Take away gun from people and criminals will still have and use them, allegedly leading to a possibly rise in violent crime and gun deaths. On the bright side, murders of passion (spouse, family, friends) and accidental gun deaths (children, inebriation) would allegedly decrease dramatically enough to make up for it several times over, resulting in a net decrease in dyingness.
My question is: Does it really matter if gun deaths remain at the current level? In the grand scheme of things, they only represent a minuscule fraction of all deaths, do they not?
Have we reached the point of diminishing returns already? The point at which any measure taken to effectively reduce gun deaths is much more expensive than the value of lost lives from a detached governmental perspective?
Murder rates have not decreased in countries which banned guns. If you Google up “murder rate gun ownership”, all but one link you click off of on the first page will go through what all studies there have been and come out negative for a reduction in murder or crime with lower gun ownership.
And you should note that the way Google works is by counting how many times people click on a link and sorting it towards the first page.
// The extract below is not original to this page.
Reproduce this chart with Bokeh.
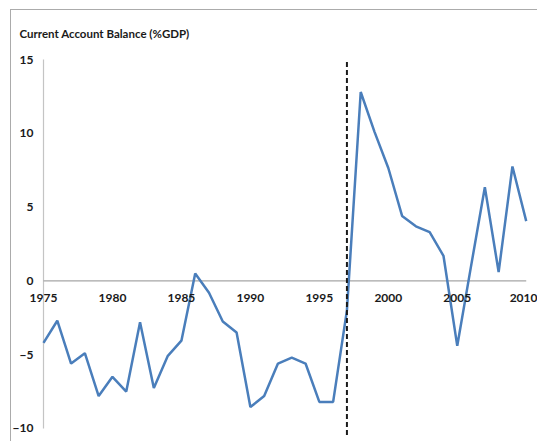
from bokeh.plotting import figure
from bokeh.models import Range1d, FixedTicker
from bokeh.embed import file_html
from bokeh.resources import INLINE

years = list(range(1975, 2011))
balance = [-4.2, -2.7, -5.6, -4.9, -7.8, -6.5, -7.5, -2.8, -7.25, -5.1,
           -4.05, 0.5, -0.8, -2.75, -3.5, -8.55, -7.8, -5.6, -5.2, -5.6,
           -8.2, -8.2, -2.0, 12.8, 10.1, 7.65, 4.4, 3.7, 3.3, 1.7,
           -4.4, 1.0, 6.35, 0.6, 7.75, 4.05]
x_ticks = [1975, 1980, 1985, 1990, 1995, 2000, 2005, 2010]
y_ticks = [-10, -5, 0, 5, 10, 15]
break_year = 1997
title_text = "Current Account Balance (%GDP)"

FONT = "Lato"
TEXT = "#1a1a1a"

# frame padded around the data so that the axis labels (drawn at fixed
# positions inside the frame) are not clipped
x_range = Range1d(1972.68, 2010.89)
y_range = Range1d(-10.95, 15.61)

p = figure(width=527, height=432, output_backend="svg", toolbar_location=None,
           x_range=x_range, y_range=y_range,
           min_border_left=0, min_border_right=0, min_border_top=40, min_border_bottom=0,
           title=title_text,
           styles={"margin-left": "10px", "margin-top": "9px",
                   "border-left": "1px solid #ababab", "border-top": "1px solid #ababab"})

p.title.align = "left"
p.title.offset = 8
p.title.standoff = 21
p.title.text_font = FONT
p.title.text_font_style = "bold"
p.title.text_font_size = "11.5px"
p.title.text_color = TEXT

p.outline_line_color = None
p.grid.visible = False
p.background_fill_color = "white"
p.border_fill_color = "white"

for ax in (p.xaxis[0], p.yaxis[0]):
    ax.axis_line_color = None
    ax.major_tick_line_color = None
    ax.minor_tick_line_color = None
    ax.major_tick_out = 0
    ax.major_tick_in = 0
    ax.minor_tick_out = 0
    ax.minor_tick_in = 0
    ax.major_label_text_font = FONT
    ax.major_label_text_font_style = "bold"
    ax.major_label_text_font_size = "12px"
    ax.major_label_text_color = TEXT

# y axis sits at the first year, x axis crosses at zero
p.yaxis.fixed_location = years[0]
p.yaxis.ticker = FixedTicker(ticks=y_ticks)
p.yaxis.major_label_standoff = 10
p.xaxis.fixed_location = 0
p.xaxis.ticker = FixedTicker(ticks=x_ticks)
p.xaxis.major_label_standoff = 13

# axis lines limited to the data extent
p.segment(x0=[years[0]], y0=[min(y_ticks)], x1=[years[0]], y1=[max(y_ticks)],
          line_color="#c4c4c4", line_width=1.2)
p.segment(x0=[years[0]], y0=[0], x1=[years[-1]], y1=[0],
          line_color="#a6a6a6", line_width=1.2)

p.line(years, balance, line_color="#4a7ebb", line_width=2.5)

# structural break marker
p.segment(x0=[break_year], y0=[y_range.start + 0.5], x1=[break_year], y1=[max(y_ticks)],
          line_color=TEXT, line_width=2, line_dash="5 3")

open("out.html", "w").write(file_html(p, INLINE))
So either there’s a whole lot of gun nuts on the internet clicking those links, or that’s just the way it is.
It’s nothing to sneer at, and it is something that can be addressed, but it must be addressed carefully, without infringing upon the Constitution. Of course, that is a matter of debate as well.
The problem, simply put, is this: a tremendous percentage of the US population own guns. The vast majority never fire their weapons in anger. As a result, they are detached from the problem of gun violence and see no need to regulate them. Therefore, any attempts at passing gun control seem to be nothing less than an infringement of their Constitutional rights. Yet in other places guns are a scourge, costing those localities scores of people, most of which represent their future.
There has to be a way out. Having said that, we have yet another problem. The people that pass laws see the way out as wholesale proscription of certain classes of guns. People who are not victims of crime see that as the first step down the road to total proscription, and that is unacceptable. Admittedly I am one of those people, but you know, I’m not unreasonable. There is room for compromise, but it must be genuine compromise, not “this is what you must do, now suck it down and deal with it”.
Laws are very much knee-jerk reactions to problems. Craft a law carefully and ask for input from he people it will affect and I suspect you’ll have better luck in getting it passed, and with much less resistance.